▸ **JOB**
Scan the material that follows. Copy every line containing the word "document".

▸ **STORED DATA**
:::

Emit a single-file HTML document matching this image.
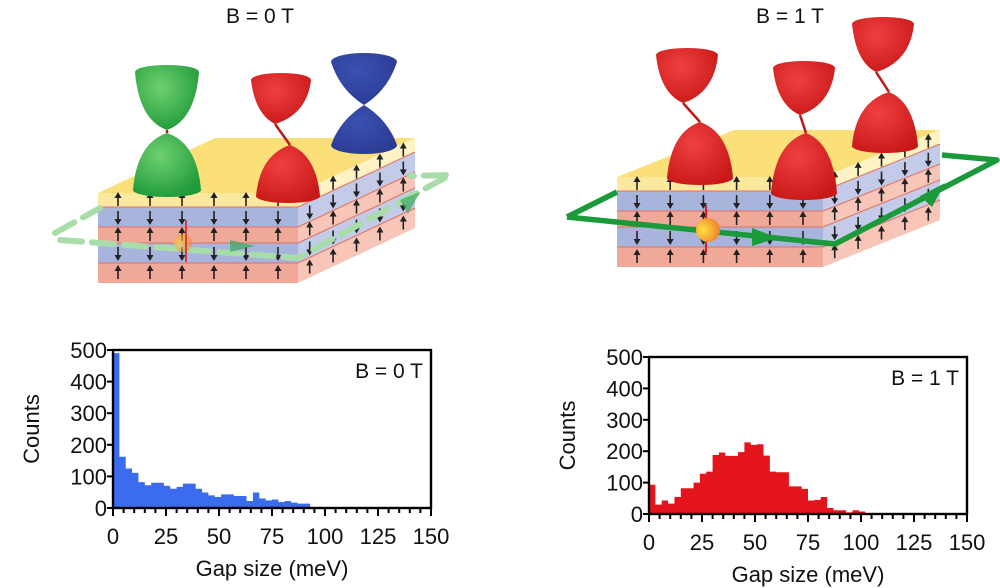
<!DOCTYPE html>
<html><head><meta charset="utf-8"><style>
html,body{margin:0;padding:0;background:#fff;}
svg{display:block;font-family:"Liberation Sans","DejaVu Sans",sans-serif;}
</style></head><body>
<svg id="s" width="1000" height="588" viewBox="0 0 1000 588" xmlns="http://www.w3.org/2000/svg">
<defs>
<radialGradient id="gG" cx="0.4" cy="0.35" r="0.7"><stop offset="0" stop-color="#6fd06f"/><stop offset="1" stop-color="#1f9a3a"/></radialGradient>
<radialGradient id="gR" cx="0.4" cy="0.35" r="0.7"><stop offset="0" stop-color="#f04040"/><stop offset="1" stop-color="#c81818"/></radialGradient>
<radialGradient id="gB" cx="0.4" cy="0.35" r="0.7"><stop offset="0" stop-color="#3b50b0"/><stop offset="1" stop-color="#2b3c95"/></radialGradient>
<radialGradient id="gO" cx="0.3" cy="0.5" r="0.7"><stop offset="0" stop-color="#ffe040"/><stop offset="1" stop-color="#f08030"/></radialGradient>
</defs>
<g id="illus"></g>
<text x="260" y="23" font-size="21" text-anchor="middle" fill="#111">B = 0 T</text>
<text x="790" y="23" font-size="21" text-anchor="middle" fill="#111">B = 1 T</text>
<g id="plots"></g>
</svg>
<script>
const NS="http://www.w3.org/2000/svg";
function el(p,t,a){const e=document.createElementNS(NS,t);for(const k in a)e.setAttribute(k,a[k]);p.appendChild(e);return e;}
const I=document.getElementById('illus'),P=document.getElementById('plots');
function arrow(g,x,y,up,ang){const a=ang||0;const gg=el(g,'g',{transform:`translate(${x},${y}) rotate(${up?a:180+a})`});
el(gg,'line',{x1:0,y1:6,x2:0,y2:-3,stroke:'#222','stroke-width':1.6});el(gg,'path',{d:'M-3.5,-2 L0,-8 L3.5,-2Z',fill:'#222'});}
function block(fx0,fx1,ytop,dx,dy){
 const L=[['#fbe9a0','#fdf3c4',14],['#a9b4dc','#c3cbe8',20],['#f0a898','#f7c6b8',16],['#a9b4dc','#c3cbe8',20],['#f0a898','#f7c6b8',20]];
 const g=el(I,'g',{});
 el(g,'path',{d:`M${fx0},${ytop} L${fx1},${ytop} L${fx1+dx},${ytop+dy} L${fx0+dx},${ytop+dy}Z`,fill:'#fbe07a'});
 let y=ytop;
 L.forEach((l,i)=>{const h=l[2];
  el(g,'rect',{x:fx0,y:y,width:fx1-fx0,height:h,fill:l[0]});
  el(g,'path',{d:`M${fx1},${y} L${fx1+dx},${y+dy} L${fx1+dx},${y+dy+h} L${fx1},${y+h}Z`,fill:l[1]});
  if(i>0){el(g,'line',{x1:fx0,y1:y,x2:fx1,y2:y,stroke:'#e07060','stroke-width':1});
   el(g,'line',{x1:fx1,y1:y,x2:fx1+dx,y2:y+dy,stroke:'#e07060','stroke-width':1});}
  const up=(i%2==0);
  for(let k=0;k<6;k++){const ax=fx0+20+k*((fx1-fx0-40)/5);arrow(g,ax,y+h/2,up);}
  for(let k=0;k<5;k++){const t=(k+0.5)/5;arrow(g,fx1+dx*t,y+dy*t+h/2,up);}
  y+=h;});
}
function cone(cx,ty,tipx,tipy,w,fill,down){
 const hw=w/2;
 if(!down){el(I,'path',{d:`M${cx-hw},${ty} Q${cx-hw+4},${tipy-10} ${tipx},${tipy} Q${cx+hw-4},${tipy-10} ${cx+hw},${ty} A${hw},${7} 0 0 0 ${cx-hw},${ty}Z`,fill:fill});}
 else{el(I,'path',{d:`M${cx-hw},${ty} Q${cx-hw+4},${tipy+10} ${tipx},${tipy} Q${cx+hw-4},${tipy+10} ${cx+hw},${ty} A${hw},${7} 0 0 1 ${cx-hw},${ty}Z`,fill:fill});}
}
function pair(ux,uy,ut,lx,lb,lt,w,fill,tipxU,tipxL){
 cone(ux,uy,tipxU,ut,w,fill,false);
 el(I,'line',{x1:tipxU,y1:ut,x2:tipxL,y2:lt,stroke:'#c01818','stroke-width':2.5});
 cone(lx,lb,tipxL,lt,w+4,fill,true);
}
block(98,298,193,117,-55);
el(I,'path',{d:'M55,233 L100,208 M60,240 L298,258 L450,175 L410,176',fill:'none',stroke:'#a8dca8','stroke-width':6,'stroke-dasharray':'22,10','stroke-linecap':'round'});
el(I,'path',{d:'M230,240 L255,246 L230,252Z',fill:'#3aaa5a',opacity:.7});
el(I,'path',{d:'M400,200 L420,192 L408,214Z',fill:'#3aaa5a',opacity:.7});
el(I,'circle',{cx:183,cy:243,r:9,fill:'url(#gO)',opacity:.6});
el(I,'line',{x1:186,y1:262,x2:186,y2:220,stroke:'#d04040','stroke-width':2});
pair(167,72,130,167,190,133,64,'url(#gG)',167,167);
pair(281,80,124,288,196,145,60,'url(#gR)',275,290);
el(I,'path',{d:'M331,62 Q340,90 364,105 Q388,90 397,62 A33,9 0 0 0 331,62Z',fill:'url(#gB)'});
el(I,'path',{d:'M331,145 Q340,120 364,105 Q388,120 397,145 A33,9 0 0 1 331,145Z',fill:'url(#gB)'});
block(617,823,177,117,-47);
el(I,'path',{d:'M567,217 L617,192 M567,217 L835,244 L997,160 L942,155',fill:'none',stroke:'#1a9a3a','stroke-width':5.5,'stroke-linejoin':'round'});
el(I,'path',{d:'M752,228 L778,238 L752,246Z',fill:'#1a9a3a'});
el(I,'path',{d:'M920,196 L945,183 L932,207Z',fill:'#1a9a3a'});
el(I,'line',{x1:706,y1:253,x2:706,y2:205,stroke:'#d02020','stroke-width':2});
el(I,'circle',{cx:708,cy:230,r:12,fill:'url(#gO)'});
pair(687,55,103,700,178,122,62,'url(#gR)',683,700);
pair(804,68,115,804,193,133,62,'url(#gR)',800,806);
pair(883,24,72,885,146,92,62,'url(#gR)',876,889);

function hist(x0,x1,y0,y5,data,color,label){
 const sx=(x1-x0)/150,sy=(y0-y5)/500;
 const g=el(P,'g',{});
 let d=`M${x0},${y0}`;
 data.forEach(b=>{const xa=x0+b[0]*sx,xb=x0+b[1]*sx,yy=y0-b[2]*sy;d+=` L${xa},${yy} L${xb},${yy}`;});
 d+=` L${x0+data[data.length-1][1]*sx},${y0}Z`;
 el(g,'path',{d:d,fill:color});
 el(g,'rect',{x:x0,y:y5,width:x1-x0,height:y0-y5,fill:'none',stroke:'#000','stroke-width':2.4});
 for(let v=0;v<=500;v+=100){const y=y0-v*sy;el(g,'line',{x1:x0-6,y1:y,x2:x0,y2:y,stroke:'#000','stroke-width':2});
  const t=el(g,'text',{x:x0-6,y:y+8,'font-size':22,'text-anchor':'end',fill:'#111'});t.textContent=v;}
 for(let v=0;v<=150;v+=5){const x=x0+v*sx;const big=v%25==0;el(g,'line',{x1:x,y1:y0,x2:x,y2:y0+(big?8:5),stroke:'#000','stroke-width':2});
  if(big){const t=el(g,'text',{x:x,y:y0+36,'font-size':22,'text-anchor':'middle',fill:'#111'});t.textContent=v;}}
 const t=el(g,'text',{x:x1-8,y:y5+28,'font-size':21,'text-anchor':'end',fill:'#111'});t.textContent=label;
 const xl=el(g,'text',{x:(x0+x1)/2,y:y0+68,'font-size':22,'text-anchor':'middle',fill:'#111'});xl.textContent='Gap size (meV)';
 const yl=el(g,'text',{x:0,y:0,'font-size':22,'text-anchor':'middle',fill:'#111',transform:`translate(${x0-74},${(y0+y5)/2}) rotate(-90)`});yl.textContent='Counts';
}
const A=[[0,3,490],[3,6,162],[6,9,125],[9,12,111],[12,15,82],[15,18,72],[18,24,80],[24,27,70],[27,30,61],[30,33,67],[33,39,77],[39,42,61],[42,45,49],[45,48,40],[48,51,35],[51,57,43],[57,63,38],[63,66,22],[66,69,49],[69,72,30],[72,75,24],[75,78,27],[78,81,19],[81,84,22],[84,87,17],[87,93,14]];
const B=[[0,3,93],[3,6,30],[6,9,43],[9,12,33],[12,15,54],[15,21,82],[21,24,100],[24,27,128],[27,30,135],[30,33,188],[33,36,196],[36,42,185],[42,45,197],[45,48,228],[48,51,220],[51,54,222],[54,57,186],[57,60,135],[60,66,133],[66,72,88],[72,75,80],[75,78,43],[78,81,45],[81,84,54],[84,87,19],[87,93,12],[93,96,5],[96,99,12],[99,102,8],[102,105,3]];
hist(113,431,508,350,A,'#3b6cf0','B = 0 T');
hist(649,967,514,357,B,'#e3141c','B = 1 T');
</script>
</body></html>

:::

▸ **CORRECT RESULT**
Emit a single-file HTML document matching this image.
function el(p,t,a){const e=document.createElementNS(NS,t);for(const k in a)e.setAttribute(k,a[k]);p.appendChild(e);return e;}
const I=document.getElementById('illus'),P=document.getElementById('plots');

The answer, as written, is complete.